Comment by Anna Mackee on August 31, 2012 at 12:11

Great Miko.  Have emailed you the address.  Anna

Comment by miko adam-kando on August 31, 2012 at 11:07

Hi Anna,

Thanks for offer!

Queens park could do with some, I would love to have some at mine (for use for me at home and for planting/potting up seedlings to go to park).

Have just sold van (awaiting collection from mine) so could pick up the odd bag now and then if that's OK using my scooter.

email me if could with your address? miko (at symbol here) talk21.com

thanks again,


Comment by Anna Mackee on August 31, 2012 at 9:11


Everyone, just found your group online.  I have some good quality top soil going spare and was looking for local gardening clubs to give it to. 

I ordered a tonne and have used about half, the remainder is in a large bag on a pallet on the road outside my house near Kilburn Park tube.  Not sure how you could transport it to Queens Park, but you are very welcome to it if you can make good use of it.

Or if any of you are pot gardeners like me and need some soil!

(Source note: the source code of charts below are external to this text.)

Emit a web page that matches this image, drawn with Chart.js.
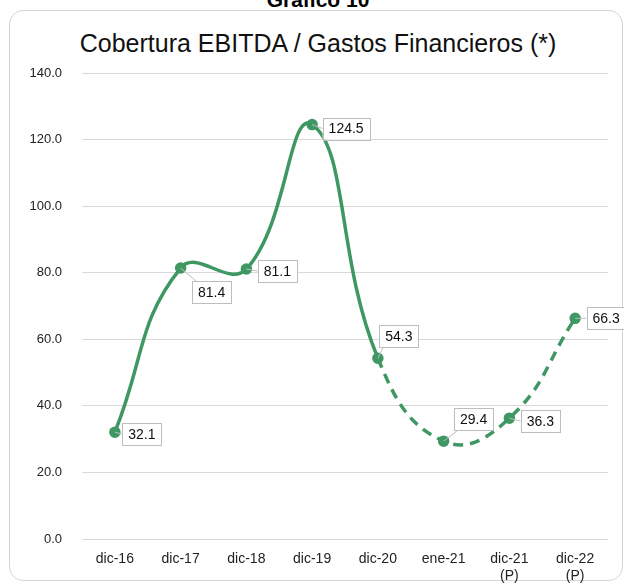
<!DOCTYPE html>
<html lang="es">
<head>
    <meta charset="UTF-8">
    <title>Cobertura EBITDA / Gastos Financieros</title>
    <script src="https://cdn.jsdelivr.net/npm/chart.js"></script>
    <style>
        body {
            margin: 0;
            background: #ffffff;
            font-family: "Liberation Sans", Arial, sans-serif;
            overflow: hidden;
        }
        .card {
            position: absolute;
            left: 9px;
            top: 10px;
            width: 612px;
            height: 569px;
            border: 1px solid #d4d4d4;
            border-radius: 14px;
        }
        .top-label {
            position: absolute;
            left: 0;
            width: 636px;
            top: -12px;
            text-align: center;
            font-weight: bold;
            font-size: 21px;
            color: #000;
        }
        .title {
            position: absolute;
            left: 0;
            width: 636px;
            top: 29px;
            text-align: center;
            font-size: 25px;
            color: #111;
        }
        .chart-box {
            position: absolute;
            left: 0;
            top: 0;
            width: 624px;
            height: 585px;
        }
    </style>
</head>
<body>
    <div class="card"></div>
    <div class="top-label">Gráfico 10</div>
    <div class="title">Cobertura EBITDA / Gastos Financieros (*)</div>
    <div class="chart-box"><canvas id="coberturaChart"></canvas></div>

    <script>
        // data
        const categories = ['dic-16', 'dic-17', 'dic-18', 'dic-19', 'dic-20', 'ene-21', ['dic-21', '(P)'], ['dic-22', '(P)']];
        const cobertura = [32.1, 81.4, 81.1, 124.5, 54.3, 29.4, 36.3, 66.3];
        const yTicks = [0, 20, 40, 60, 80, 100, 120, 140];
        const firstDashedIndex = 4; // line turns dashed after dic-20

        const green = '#3f9863';

        // label box offsets (from point centre), px
        const labelOffsets = [[27, 2], [31, 24], [31, 2], [34, 4], [21, -22], [30, -22], [31, 3], [31, 0]];

        const boxLabels = {
            id: 'boxLabels',
            afterDatasetsDraw(chart) {
                const ctx = chart.ctx;
                const meta = chart.getDatasetMeta(0);
                ctx.save();
                ctx.font = '14px "Liberation Sans", Arial, sans-serif';
                ctx.textAlign = 'center';
                ctx.textBaseline = 'middle';
                meta.data.forEach((pt, i) => {
                    const txt = cobertura[i].toFixed(1);
                    const w = ctx.measureText(txt).width + 12;
                    const h = 22;
                    const cx = pt.x + labelOffsets[i][0];
                    const cy = pt.y + labelOffsets[i][1];
                    // leader line to nearest box edge
                    let ex = cx, ey = cy;
                    if (Math.abs(labelOffsets[i][1]) > 12) {
                        ex = cx - w / 2 + 4;
                        ey = labelOffsets[i][1] > 0 ? cy - h / 2 : cy + h / 2;
                    } else {
                        ex = cx - w / 2;
                    }
                    ctx.strokeStyle = '#bdbdbd';
                    ctx.lineWidth = 1;
                    ctx.beginPath();
                    ctx.moveTo(pt.x, pt.y);
                    ctx.lineTo(ex, ey);
                    ctx.stroke();
                    ctx.fillStyle = '#ffffff';
                    ctx.fillRect(cx - w / 2, cy - h / 2, w, h);
                    ctx.strokeRect(Math.round(cx - w / 2) + 0.5, Math.round(cy - h / 2) + 0.5, Math.round(w), h);
                    ctx.fillStyle = '#111';
                    ctx.fillText(txt, cx, cy + 1);
                });
                ctx.restore();
            }
        };

        const ctx = document.getElementById('coberturaChart').getContext('2d');

        new Chart(ctx, {
            type: 'line',
            data: {
                labels: categories,
                datasets: [{
                    data: cobertura,
                    borderColor: green,
                    backgroundColor: green,
                    borderWidth: 3.5,
                    tension: 0.45,
                    pointRadius: 4,
                    pointBackgroundColor: green,
                    pointBorderColor: green,
                    fill: false,
                    segment: {
                        borderDash: c => c.p0DataIndex >= firstDashedIndex ? [10, 7] : undefined
                    }
                }]
            },
            options: {
                responsive: true,
                maintainAspectRatio: false,
                animation: false,
                layout: {
                    padding: { top: 73, right: 16, bottom: 0, left: 0 }
                },
                plugins: {
                    legend: { display: false },
                    tooltip: { enabled: false }
                },
                scales: {
                    x: {
                        offset: true,
                        grid: { display: false },
                        border: { display: false },
                        ticks: {
                            color: '#222',
                            font: { size: 14, family: '"Liberation Sans", Arial, sans-serif' },
                            padding: 4,
                            maxRotation: 0
                        },
                        afterFit(scale) { scale.height = 46; }
                    },
                    y: {
                        min: 0,
                        max: 140,
                        afterBuildTicks(scale) {
                            scale.ticks = yTicks.map(v => ({ value: v }));
                        },
                        grid: { color: '#d9d9d9', drawTicks: false },
                        border: { display: false },
                        ticks: {
                            color: '#222',
                            font: { size: 13, family: '"Liberation Sans", Arial, sans-serif' },
                            padding: 20,
                            callback: v => v.toFixed(1)
                        },
                        afterFit(scale) { scale.width = 82; }
                    }
                }
            },
            plugins: [boxLabels]
        });
    </script>
</body>
</html>
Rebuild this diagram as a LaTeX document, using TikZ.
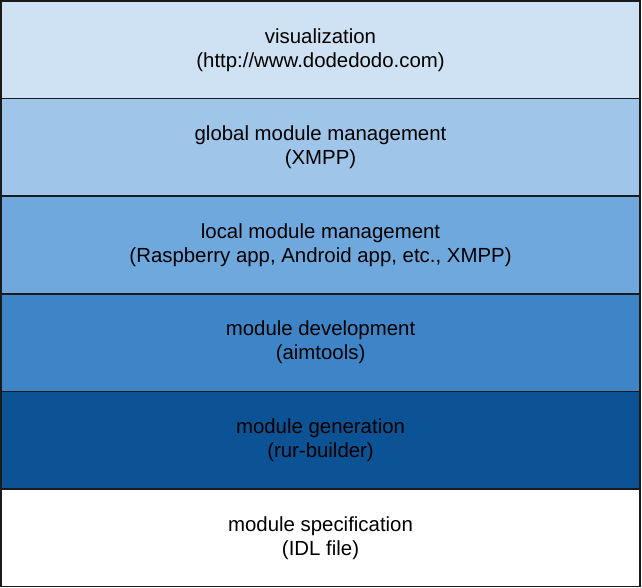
\documentclass[tikz,border=0pt]{standalone}
\usepackage{fontspec}
\setmainfont{Liberation Sans}
\usetikzlibrary{positioning}

\definecolor{lightblueiii}{RGB}{207,226,243}
\definecolor{lightblueii}{RGB}{159,197,232}
\definecolor{lightbluei}{RGB}{111,168,220}
\definecolor{darkbluei}{RGB}{61,133,198}
\definecolor{darkblueii}{RGB}{11,83,148}

\tikzset{every picture/.style={line width=0.75pt}}
\tikzset{layer/.style={draw={rgb, 255:red, 26; green, 26; blue, 26}, line width=1.1pt, outer sep=0pt,
    minimum width=479.3pt, minimum height=73.2pt, align=center,
    font=\fontsize{15.3}{18}\selectfont}}

\begin{document}
\begin{tikzpicture}[x=0.75pt,y=0.75pt,yscale=-1,xscale=1]
\useasboundingbox (0,0) rectangle (642,588);

%Layers
\node [layer, fill=lightblueiii, anchor=north west] (vis) at (1,1) {visualization\\(http://www.dodedodo.com)};
\node [layer, fill=lightblueii, below=0pt of vis] (glob) {global module management\\(XMPP)};
\node [layer, fill=lightbluei, below=0pt of glob] (loc) {local module management\\(Raspberry app, Android app, etc., XMPP)};
\node [layer, fill=darkbluei, below=0pt of loc] (dev) {module development\\(aimtools)};
\node [layer, fill=darkblueii, below=0pt of dev] (gen) {module generation\\(rur-builder)};
\node [layer, fill=white, below=0pt of gen] (spec) {module specification\\(IDL file)};

\end{tikzpicture}
\end{document}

Please get in touch if it is of interest


Comment by marjory fraser on August 22, 2012 at 22:36

Although our picnic last week was rather wet and windswept we did enjoy some lovely homemade mint chutney and homemade cake with salad and beetroot from the allotment. In complete contrast today brought not just sunshine but 10 people who were eager to weed and water and catch up with each others news. None of us could believe it when we dug up the potatoes and found a gigantic crop. Our best harvest ever with the runner beans coming in at a close second. Quite late in the season we put in a row of sweetcorn which has turned out to be an unexpected  star. Despite the absence of sunshine the cobs are forming - we just have to hope that they will ripen. The French climbing beans have produced lovely purple pods but there are just not enough of them and they are covered in blackfly. The strawberries have also been more than poor. The grapes are yet to come and we hope that our ruthless pruning out of the bunches will give us some reward. One of the best things to come out of the allotment has been the sharing of the harvest and hearing the following week what everyone has done with their produce. Everyone is welcome to come along Wednesday 2.30-4.30.

Comment by marjory fraser on August 5, 2012 at 17:10

We continue to attract between 5 and 10 people every week to the allotment. Its been great to see residents who got involved last summer return, resume friendships and enjoy a no cost activity for their families in the school holidays. The heavy rain last month resulted in a lot of bolted beetroot not to mention persistant weeds or you might prefer to call them plants in the wrong place! The salads have done slightly better. The climbing beans which had taken on a very yellow, sickly appearance have turned green and healthy and thankfully decided to shoot up the poles. The ten year old redcurrant bushes rewarded us yet again with a wonderful crop. Although I only ended up with one and a half jars of  jam from my harvest I am hopeful that quality will win over quantity! Our resident blue tit population must have expanded as they are now emptying a large nut feeder in less than a week. On Wednesday 15 August 2.30-4.30 we will have a picnic at the allotment. Anyone who has been involved in the allotment or wants to visit and/or get involved is welcome. Please bring some food to share.  The entrance by the car park next to the church on Carlton Vale is open again.